This date had several warning signs before it even started.  The first was that we’d met at a football-watching party at a sports bar (we were fans of the same team but hadn’t previously known each other).  The second was that she had been drinking when we met.  The third was that she was obsessed with Garth Brooks.

Keep in mind, this date happened in 1991, before Garth Brooks was a household name.  I didn’t like country music, so I had no frame of reference when she first mentioned him.  I usually can’t stand drunk women, but she seemed to handle liquor pretty well (another warning sign) and understood my sense of humor.  Most people take me literally all the time, so when a nice-looking drunk chick understood my humor and laughed appropriately (she didn’t laugh like a drunk), I blindly hoped she would understand my humor when she was sober, and I asked her out.

Back then, you had to write down phone numbers (or memorize them), and women would often give guys fake numbers (usually to a Pizza Hut or Dominoes) and I had all those local pizza place phone numbers memorized.  Asking her out wasn’t awkward (that was a good sign), and I didn’t recognize the phone number she gave me.  At the end of the party, she left with a friend who hadn’t had much to drink, and she reminded me to call her.  I didn’t walk her out because I didn’t want to seem overly eager.

I called three days later (that was supposedly the number of days that was appropriate in the 90’s), and she answered before the machine picked up.  Even though I’d made an outline for our possible conversation, I didn’t need it.  She asked me a bunch of stuff, and she seemed to like my answers, and we set a date for the upcoming Saturday.  Dinner and a movie.

Yeah, I know that sounds lame, but that’s what she wanted.  There was a movie she wanted to see and a restaurant she wanted to go to.  As long as we stayed out of country bars, I figured things would work out okay.

I showed up on a Saturday night at her apartment, and she held my hand as she led me in.  She maintained some eye contact but allowed me plenty of time to check out her cleavage as she showed me around her place.  I’m not the kind of writer who describes cleavage, but hers was pretty good.  Plus, she kept a really clean apartment.  I had dated a slob before, and that had caused issues (that’s for another “Awkward Moments in Dating” episode).  She suggested a Mexican restaurant that I’d never heard of, which was surprising because I considered myself an expert on restaurants.

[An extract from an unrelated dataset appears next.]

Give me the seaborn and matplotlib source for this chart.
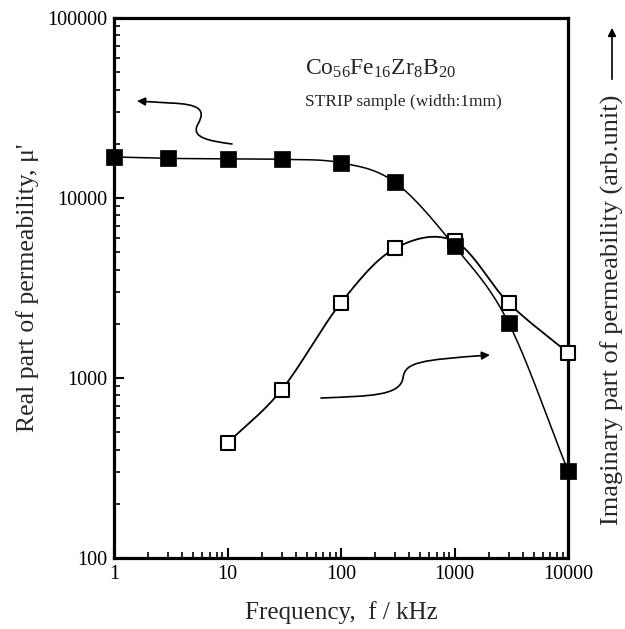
import numpy as np
import matplotlib
matplotlib.use("Agg")
import matplotlib.pyplot as plt
import matplotlib.ticker as mticker
from matplotlib.path import Path
from matplotlib.patches import FancyArrowPatch
import seaborn as sns
import pandas as pd

# data (frequency in kHz, permeability)
freq_real = [1, 3, 10, 30, 100, 300, 1000, 3000, 10000]
mu_real = [16900, 16600, 16500, 16400, 15700, 12200, 5400, 2020, 305]
freq_imag = [10, 30, 100, 300, 1000, 3000, 10000]
mu_imag = [435, 860, 2620, 5250, 5750, 2610, 1380]

x_ticks = [1, 10, 100, 1000, 10000]
y_ticks = [100, 1000, 10000, 100000]

W, H = 625, 629


def smooth_log(x, y, n=25):
    """Catmull-Rom curve through the points, done in log-log space"""
    lx, ly = np.log10(x), np.log10(y)
    px = np.concatenate([[2 * lx[0] - lx[1]], lx, [2 * lx[-1] - lx[-2]]])
    py = np.concatenate([[2 * ly[0] - ly[1]], ly, [2 * ly[-1] - ly[-2]]])
    xs, ys = [], []
    t = np.linspace(0, 1, n)
    for i in range(1, len(px) - 2):
        for arr, out in ((px, xs), (py, ys)):
            p0, p1, p2, p3 = arr[i - 1], arr[i], arr[i + 1], arr[i + 2]
            out.extend(0.5 * (2 * p1 + (-p0 + p2) * t
                              + (2 * p0 - 5 * p1 + 4 * p2 - p3) * t ** 2
                              + (-p0 + 3 * p1 - 3 * p2 + p3) * t ** 3))
    return 10 ** np.array(xs), 10 ** np.array(ys)


def fig_xy(px, py):
    return (px / W, 1 - py / H)


sns.set_style("ticks")
plt.rcParams["font.family"] = ["Liberation Serif", "DejaVu Serif"]
plt.rcParams["mathtext.fontset"] = "custom"
plt.rcParams["mathtext.rm"] = "Liberation Serif"
plt.rcParams["mathtext.it"] = "Liberation Serif:italic"

fig = plt.figure(figsize=(W / 100, H / 100), dpi=100)
ax = fig.add_axes([114 / W, 1 - 558 / H, (568 - 114) / W, (558 - 18) / H])

df_real = pd.DataFrame({"f": freq_real, "mu": mu_real})
df_imag = pd.DataFrame({"f": freq_imag, "mu": mu_imag})

# smooth connecting curves
sx, sy = smooth_log(freq_real, mu_real)
ax.plot(sx, sy, color="black", lw=1.1, zorder=2)
sx, sy = smooth_log(freq_imag, mu_imag)
ax.plot(sx, sy, color="black", lw=1.3, zorder=2)

sns.scatterplot(data=df_imag, x="f", y="mu", marker="s", s=110, facecolor="white",
                edgecolor="black", linewidth=1.5, zorder=5, clip_on=False, ax=ax)
sns.scatterplot(data=df_real, x="f", y="mu", marker="s", s=120, color="black",
                edgecolor="black", linewidth=0.5, zorder=6, clip_on=False, ax=ax)

ax.set_xscale("log")
ax.set_yscale("log")
ax.set_xlim(1, 10000)
ax.set_ylim(100, 100000)
ax.set_xticks(x_ticks)
ax.set_yticks(y_ticks)
ax.xaxis.set_major_formatter(mticker.FuncFormatter(lambda v, p: "%d" % v))
ax.yaxis.set_major_formatter(mticker.FuncFormatter(lambda v, p: "%d" % v))
ax.xaxis.set_minor_locator(mticker.LogLocator(base=10, subs=np.arange(2, 10)))
ax.yaxis.set_minor_locator(mticker.LogLocator(base=10, subs=np.arange(2, 10)))
ax.xaxis.set_minor_formatter(mticker.NullFormatter())
ax.yaxis.set_minor_formatter(mticker.NullFormatter())
ax.tick_params(which="both", direction="in", top=False, right=False, colors="black")
ax.tick_params(which="major", length=7, width=1.5, labelsize=14.5, pad=5)
ax.tick_params(which="minor", length=4, width=1.2)
for sp in ax.spines.values():
    sp.set_linewidth(2.3)
    sp.set_color("black")

ax.set_xlabel("Frequency,  f / kHz", fontsize=18, labelpad=12)
ax.set_ylabel("Real part of permeability, μ'", fontsize=18.5, labelpad=6)

ax.text(0.42, 0.905, r"$\mathrm{Co_{56}Fe_{16}Zr_{8}B_{20}}$", transform=ax.transAxes,
        fontsize=17, ha="left", va="center")
ax.text(0.42, 0.845, "STRIP sample (width:1mm)", transform=ax.transAxes,
        fontsize=12.5, ha="left", va="center")

# right side label with arrow
fig.text(612 / W, 1 - 310 / H, "Imaginary part of permeability (arb.unit)", rotation=90,
         fontsize=19, ha="center", va="center")
fig.patches.append(FancyArrowPatch(fig_xy(612, 82), fig_xy(612, 25), arrowstyle="-|>",
                                   mutation_scale=12, lw=1.2, color="black",
                                   transform=fig.transFigure))

# curly arrows pointing to each axis
up_path = Path([fig_xy(232, 144), fig_xy(210, 141), fig_xy(190, 138), fig_xy(198, 124),
                fig_xy(206, 110), fig_xy(200, 104), fig_xy(170, 103), fig_xy(137, 101)],
               [Path.MOVETO, Path.CURVE4, Path.CURVE4, Path.CURVE4,
                Path.CURVE4, Path.CURVE4, Path.CURVE4, Path.LINETO])
low_path = Path([fig_xy(321, 398), fig_xy(370, 396), fig_xy(400, 396), fig_xy(403, 378),
                 fig_xy(405, 362), fig_xy(420, 360), fig_xy(490, 355)],
                [Path.MOVETO, Path.CURVE4, Path.CURVE4, Path.CURVE4,
                 Path.CURVE4, Path.CURVE4, Path.CURVE4])
for pth in (up_path, low_path):
    fig.patches.append(FancyArrowPatch(path=pth, arrowstyle="-|>", mutation_scale=12,
                                       lw=1.2, color="black", transform=fig.transFigure))

fig.savefig("out.png", dpi=100)
plt.close()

I was driving, and as we were pulling out of the apartment complex, Jenny (I guess I should mention her name) pulled out a CD from her purse and asked, “Do you mind if I play this?”

“Garth Brooks?” I said, looking at the CD.  “You keep Garth Brooks in your purse?”

“It’s never a bad time for Garth Brooks,” she said, as she looked through the mini-collection of CDs in my car.  “I don’t know any of these people.”

She put the Garth Brooks CD in, and I really didn’t like the music.  When you don’t like a music genre, there’s no logical way to explain it.  I’d even grown up around country music, and it still didn’t appeal to me.

“It’s groovy,” I said.

“Is this guy groovy?” she said, holding a David Bowie CD from twenty years earlier (the music and the album cover were from twenty years earlier, not the CD itself) .

“He was going through a phase.”

“Oooookay.  You pick the music after dinner then,” she said.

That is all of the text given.